Australia's authoritative and incisive international current affairs program looks at three important topics this week:

 

The Ice Storm 

In Australia graphic ice ads have been running on television. One of the most discussed ones ends up with a bodybag being zipped up over the face of a dead teenager. To say the least, confronting. The estimate is that 73,000 Australians use crystal methamphetamine, or ice, and 40 percent of those who take that particularly nasty drug become addicted to it. Australia, of course, is not the only country in the world grappling with ice. In rural USA they've been tackling the demon modern drug for some time.

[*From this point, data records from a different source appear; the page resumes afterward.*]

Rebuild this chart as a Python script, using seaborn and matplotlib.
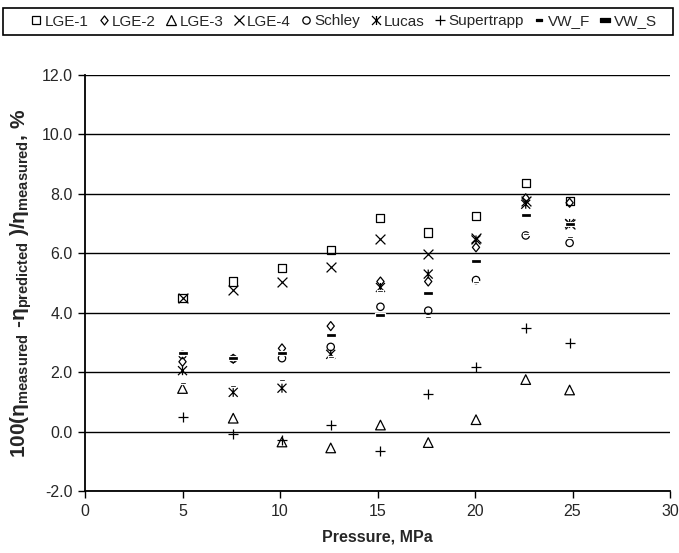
"""
Deviation of predicted viscosity from measured values vs pressure.
"""

import numpy as np
import matplotlib
matplotlib.use('Agg')
import matplotlib.pyplot as plt
from matplotlib.path import Path
from matplotlib.lines import Line2D
from matplotlib.patches import Rectangle
import seaborn as sns

sns.set_style('ticks')
plt.rcParams['font.family'] = ['Liberation Sans', 'DejaVu Sans']
plt.rcParams['mathtext.fontset'] = 'custom'
plt.rcParams['mathtext.rm'] = 'Liberation Sans'
plt.rcParams['mathtext.bf'] = 'Liberation Sans:bold'
plt.rcParams['mathtext.it'] = 'Liberation Sans:italic'

# Data
pressure = [5.0, 7.6, 10.1, 12.6, 15.15, 17.6, 20.05, 22.6, 24.85]
lge1 = [4.5, 5.05, 5.5, 6.1, 7.18, 6.7, 7.24, 8.35, 7.75]
lge2 = [2.35, 2.45, 2.8, 3.55, 5.05, 5.05, 6.2, 7.85, 7.7]
lge3 = [1.45, 0.45, -0.35, -0.55, 0.22, -0.37, 0.4, 1.75, 1.4]
lge4 = [4.5, 4.77, 5.05, 5.55, 6.48, 5.97, 6.5, 7.75, 7.0]
schley = [2.58, 2.45, 2.47, 2.85, 4.2, 4.07, 5.1, 6.6, 6.35]
lucas = [2.05, 1.32, 1.46, 2.6, 4.85, 5.3, 6.45, 7.65, 7.0]
supertrapp = [0.5, -0.08, -0.3, 0.22, -0.64, 1.26, 2.16, 3.5, 2.97]
vw_f = [1.63, 1.53, 1.75, 2.5, 4.74, 3.87, 5.05, 6.65, 6.55]
vw_s = [2.65, 2.47, 2.66, 3.25, 3.93, 4.65, 5.75, 7.3, 7.0]

series_names = ['LGE-1', 'LGE-2', 'LGE-3', 'LGE-4', 'Schley', 'Lucas',
                'Supertrapp', 'VW_F', 'VW_S']
series_values = [lge1, lge2, lge3, lge4, schley, lucas, supertrapp, vw_f, vw_s]

# Custom markers
asterisk = Path([(-1, -1), (1, 1), (-1, 1), (1, -1), (0, -1), (0, 1)],
                [Path.MOVETO, Path.LINETO, Path.MOVETO, Path.LINETO,
                 Path.MOVETO, Path.LINETO])
dash = Path([(-1, -0.33), (1, -0.33), (1, 0.33), (-1, 0.33), (-1, -0.33)],
            [Path.MOVETO, Path.LINETO, Path.LINETO, Path.LINETO, Path.CLOSEPOLY])
diamond = Path([(0, 1), (0.8, 0), (0, -1), (-0.8, 0), (0, 1)],
               [Path.MOVETO, Path.LINETO, Path.LINETO, Path.LINETO, Path.CLOSEPOLY])

# marker, size (points^2 for scatter), open?
STYLES = {
    'LGE-1': ('s', 34, True),
    'LGE-2': (diamond, 42, True),
    'LGE-3': ('^', 48, True),
    'LGE-4': ('x', 50, False),
    'Schley': ('o', 28, True),
    'Lucas': (asterisk, 42, True),
    'Supertrapp': ('+', 55, False),
    'VW_F': (dash, 20, False),
    'VW_S': (dash, 55, False),
}

fig = plt.figure(figsize=(6.79, 5.53), dpi=100)
ax = fig.add_axes([0.1252, 0.1121, 0.8616, 0.7523])

for name, vals in zip(series_names, series_values):
    marker, size, is_open = STYLES[name]
    if is_open:
        sns.scatterplot(x=pressure, y=vals, marker=marker, s=size, ax=ax,
                        facecolor='none', edgecolor='black', linewidth=0.9,
                        zorder=3)
    else:
        sns.scatterplot(x=pressure, y=vals, marker=marker, s=size, ax=ax,
                        color='black', linewidth=0.9, zorder=3)
    coll = ax.collections[-1]
    if is_open:
        coll.set_facecolor('none')
        coll.set_edgecolor('black')

ax.set_xlim(0, 30)
ax.set_ylim(-2, 12)
ax.set_xticks(np.arange(0, 31, 5))
ax.set_yticks(np.arange(-2, 12.1, 2))
ax.set_yticklabels([f'{v:.1f}' for v in np.arange(-2, 12.1, 2)])
ax.yaxis.grid(True, color='black', linewidth=1.0)
ax.set_axisbelow(True)
for side in ['top', 'right']:
    ax.spines[side].set_visible(False)
for side in ['left', 'bottom']:
    ax.spines[side].set_color('black')
    ax.spines[side].set_linewidth(1.3)
ax.tick_params(axis='both', labelsize=11.5, length=5, width=1, color='black',
               pad=4, direction='out')

ax.set_xlabel('Pressure, MPa', fontsize=11.5, fontweight='bold', labelpad=8)
ax.set_ylabel(r'100(η$_{\mathbf{measured}}$ -η$_{\mathbf{predicted}}$ )/η$_{\mathbf{measured}}$, %',
              fontsize=15, fontweight='bold', labelpad=5)

# Legend on top, inside a full-width box
handles = []
for name in series_names:
    marker, size, is_open = STYLES[name]
    ms = np.sqrt(size)
    if is_open:
        h = Line2D([], [], linestyle='', marker=marker, markersize=ms,
                   markerfacecolor='none', markeredgecolor='black',
                   markeredgewidth=0.9)
    else:
        h = Line2D([], [], linestyle='', marker=marker, markersize=ms,
                   color='black', markeredgewidth=0.9)
    handles.append(h)

fig.patches.append(Rectangle((3 / 679, 1 - 35 / 553), 670 / 679, 27 / 553,
                             transform=fig.transFigure, fill=False,
                             edgecolor='black', linewidth=1.2))
fig.legend(handles, series_names, loc='center',
           bbox_to_anchor=(343 / 679, 1 - 21.5 / 553), ncol=9, frameon=False,
           fontsize=11, handlelength=0.9, handletextpad=0.1,
           columnspacing=0.55, borderpad=0)

fig.savefig('out.png', dpi=100)
plt.close(fig)
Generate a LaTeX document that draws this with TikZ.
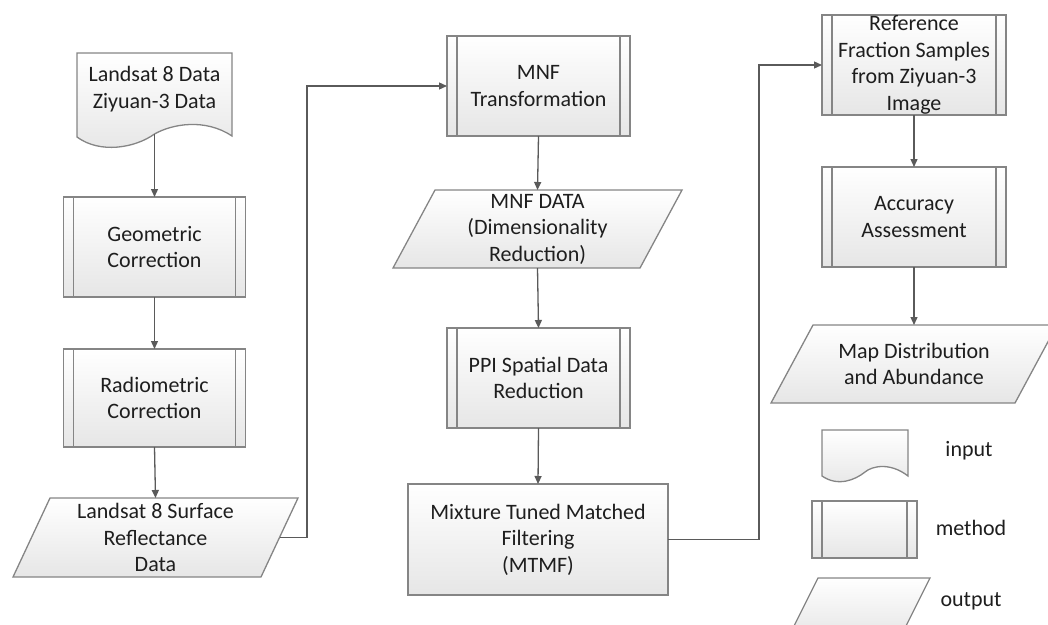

Journalist Ginny Stein investigates this deadly drug.

 

Reining in the Paradise 

Right now some Australians are none too welcome in parts of the country's largest and normally bustling metropolis; if you think about it, it's ironic that a stellar gathering like APEC (Asia-Pacific Economic Cooperation) that preaches international cooperation and dialogue between nations, should be taking place in a city locked down and barricaded with exclusion zones and where individuals named by police aren't allowed to come into the Sydney CBD to protest. For the past week Mark Davis has been tracking a band of young protesters planning what may well be the biggest anti-APEC demonstration, the sort of people John Howard's been telling us are the reason for what, tongue-in-cheek, some have dubbed Sydney's "rabble-proof fence".

 

Paul Keating Interview

Depending on which analyst or commentator's recall of recent Australian political history you're relying on, APEC was either Bob Hawke's idea, one that he pinched from garrulous Gareth Evans who nicked it from a couple of excitable bureaucrats in Foreign Affairs down in Canberra. Or its real architect was one PJ Keating. With the $350 million talkfest of 21 international leaders - accounting for more than half the world's gross domestic product, 70 percent of this country's trade and 60 percent of the globe's energy demands in full swing, Dateline's George Negus talked with the former Prime Minister about these and other APEC issues.

 


 

About International Dateline 

SBS Dateline, which began in 1984, is Australia's longest-running international current affairs program. It has a well-earned reputation for authoritative and incisive reporting. Dateline has taken the traditional way of producing TV current affairs and turned it on its head. Reporters who used to travel with a cameraperson and sound recordist now travel alone and have the responsibility of both filming and reporting their stories. The reporters became video-journalists, gaining access to people and places that the conventional camera crews cannot.